[start Data]
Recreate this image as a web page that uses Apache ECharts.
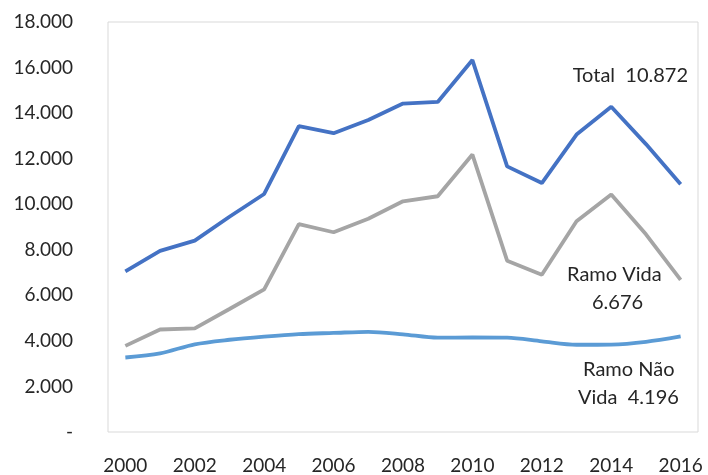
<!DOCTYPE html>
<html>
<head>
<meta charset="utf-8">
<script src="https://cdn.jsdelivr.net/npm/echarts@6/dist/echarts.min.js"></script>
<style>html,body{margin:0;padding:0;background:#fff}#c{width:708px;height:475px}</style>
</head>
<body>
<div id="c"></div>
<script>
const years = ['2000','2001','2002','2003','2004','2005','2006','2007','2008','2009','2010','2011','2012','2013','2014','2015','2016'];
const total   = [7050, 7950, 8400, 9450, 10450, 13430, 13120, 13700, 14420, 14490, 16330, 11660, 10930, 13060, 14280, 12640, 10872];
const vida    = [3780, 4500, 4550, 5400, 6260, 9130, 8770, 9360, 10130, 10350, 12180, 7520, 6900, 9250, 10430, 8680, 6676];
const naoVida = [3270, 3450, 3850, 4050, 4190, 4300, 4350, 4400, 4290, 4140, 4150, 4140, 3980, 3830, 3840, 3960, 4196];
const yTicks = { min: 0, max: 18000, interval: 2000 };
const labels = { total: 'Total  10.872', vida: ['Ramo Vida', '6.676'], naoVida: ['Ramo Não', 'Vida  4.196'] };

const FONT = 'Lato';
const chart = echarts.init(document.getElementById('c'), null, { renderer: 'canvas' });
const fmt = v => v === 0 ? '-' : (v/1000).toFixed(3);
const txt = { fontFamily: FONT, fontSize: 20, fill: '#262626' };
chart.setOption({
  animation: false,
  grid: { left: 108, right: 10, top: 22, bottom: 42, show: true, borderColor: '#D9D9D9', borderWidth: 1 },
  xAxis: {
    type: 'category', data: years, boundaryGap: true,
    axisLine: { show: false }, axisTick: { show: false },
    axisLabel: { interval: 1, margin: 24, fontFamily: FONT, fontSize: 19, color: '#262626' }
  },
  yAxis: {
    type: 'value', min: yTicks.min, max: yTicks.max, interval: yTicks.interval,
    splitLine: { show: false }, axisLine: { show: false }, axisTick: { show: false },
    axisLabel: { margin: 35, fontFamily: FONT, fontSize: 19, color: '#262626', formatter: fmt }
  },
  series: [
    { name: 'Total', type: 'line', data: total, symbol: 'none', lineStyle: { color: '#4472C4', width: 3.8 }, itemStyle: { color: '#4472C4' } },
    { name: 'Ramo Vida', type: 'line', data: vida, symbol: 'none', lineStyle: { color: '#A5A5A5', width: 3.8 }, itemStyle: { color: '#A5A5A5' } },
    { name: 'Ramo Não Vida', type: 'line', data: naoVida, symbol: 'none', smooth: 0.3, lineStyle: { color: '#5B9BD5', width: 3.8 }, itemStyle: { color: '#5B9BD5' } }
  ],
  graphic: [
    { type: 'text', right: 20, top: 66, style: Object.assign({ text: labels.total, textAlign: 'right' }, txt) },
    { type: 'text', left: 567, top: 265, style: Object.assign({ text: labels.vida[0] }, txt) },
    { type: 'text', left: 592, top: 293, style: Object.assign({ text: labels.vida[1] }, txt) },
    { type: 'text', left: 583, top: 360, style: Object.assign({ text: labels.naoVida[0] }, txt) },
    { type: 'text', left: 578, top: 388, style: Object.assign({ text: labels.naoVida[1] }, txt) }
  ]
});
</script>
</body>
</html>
[end Data]
(Your instructions) Print out the material word for word, omitting the pictures.

(Response)
Recreate this image as a web page that uses Apache ECharts.
<!DOCTYPE html>
<html>
<head>
<meta charset="utf-8">
<script src="https://cdn.jsdelivr.net/npm/echarts@6/dist/echarts.min.js"></script>
<style>html,body{margin:0;padding:0;background:#fff}#c{width:708px;height:475px}</style>
</head>
<body>
<div id="c"></div>
<script>
const years = ['2000','2001','2002','2003','2004','2005','2006','2007','2008','2009','2010','2011','2012','2013','2014','2015','2016'];
const total   = [7050, 7950, 8400, 9450, 10450, 13430, 13120, 13700, 14420, 14490, 16330, 11660, 10930, 13060, 14280, 12640, 10872];
const vida    = [3780, 4500, 4550, 5400, 6260, 9130, 8770, 9360, 10130, 10350, 12180, 7520, 6900, 9250, 10430, 8680, 6676];
const naoVida = [3270, 3450, 3850, 4050, 4190, 4300, 4350, 4400, 4290, 4140, 4150, 4140, 3980, 3830, 3840, 3960, 4196];
const yTicks = { min: 0, max: 18000, interval: 2000 };
const labels = { total: 'Total  10.872', vida: ['Ramo Vida', '6.676'], naoVida: ['Ramo Não', 'Vida  4.196'] };

const FONT = 'Lato';
const chart = echarts.init(document.getElementById('c'), null, { renderer: 'canvas' });
const fmt = v => v === 0 ? '-' : (v/1000).toFixed(3);
const txt = { fontFamily: FONT, fontSize: 20, fill: '#262626' };
chart.setOption({
  animation: false,
  grid: { left: 108, right: 10, top: 22, bottom: 42, show: true, borderColor: '#D9D9D9', borderWidth: 1 },
  xAxis: {
    type: 'category', data: years, boundaryGap: true,
    axisLine: { show: false }, axisTick: { show: false },
    axisLabel: { interval: 1, margin: 24, fontFamily: FONT, fontSize: 19, color: '#262626' }
  },
  yAxis: {
    type: 'value', min: yTicks.min, max: yTicks.max, interval: yTicks.interval,
    splitLine: { show: false }, axisLine: { show: false }, axisTick: { show: false },
    axisLabel: { margin: 35, fontFamily: FONT, fontSize: 19, color: '#262626', formatter: fmt }
  },
  series: [
    { name: 'Total', type: 'line', data: total, symbol: 'none', lineStyle: { color: '#4472C4', width: 3.8 }, itemStyle: { color: '#4472C4' } },
    { name: 'Ramo Vida', type: 'line', data: vida, symbol: 'none', lineStyle: { color: '#A5A5A5', width: 3.8 }, itemStyle: { color: '#A5A5A5' } },
    { name: 'Ramo Não Vida', type: 'line', data: naoVida, symbol: 'none', smooth: 0.3, lineStyle: { color: '#5B9BD5', width: 3.8 }, itemStyle: { color: '#5B9BD5' } }
  ],
  graphic: [
    { type: 'text', right: 20, top: 66, style: Object.assign({ text: labels.total, textAlign: 'right' }, txt) },
    { type: 'text', left: 567, top: 265, style: Object.assign({ text: labels.vida[0] }, txt) },
    { type: 'text', left: 592, top: 293, style: Object.assign({ text: labels.vida[1] }, txt) },
    { type: 'text', left: 583, top: 360, style: Object.assign({ text: labels.naoVida[0] }, txt) },
    { type: 'text', left: 578, top: 388, style: Object.assign({ text: labels.naoVida[1] }, txt) }
  ]
});
</script>
</body>
</html>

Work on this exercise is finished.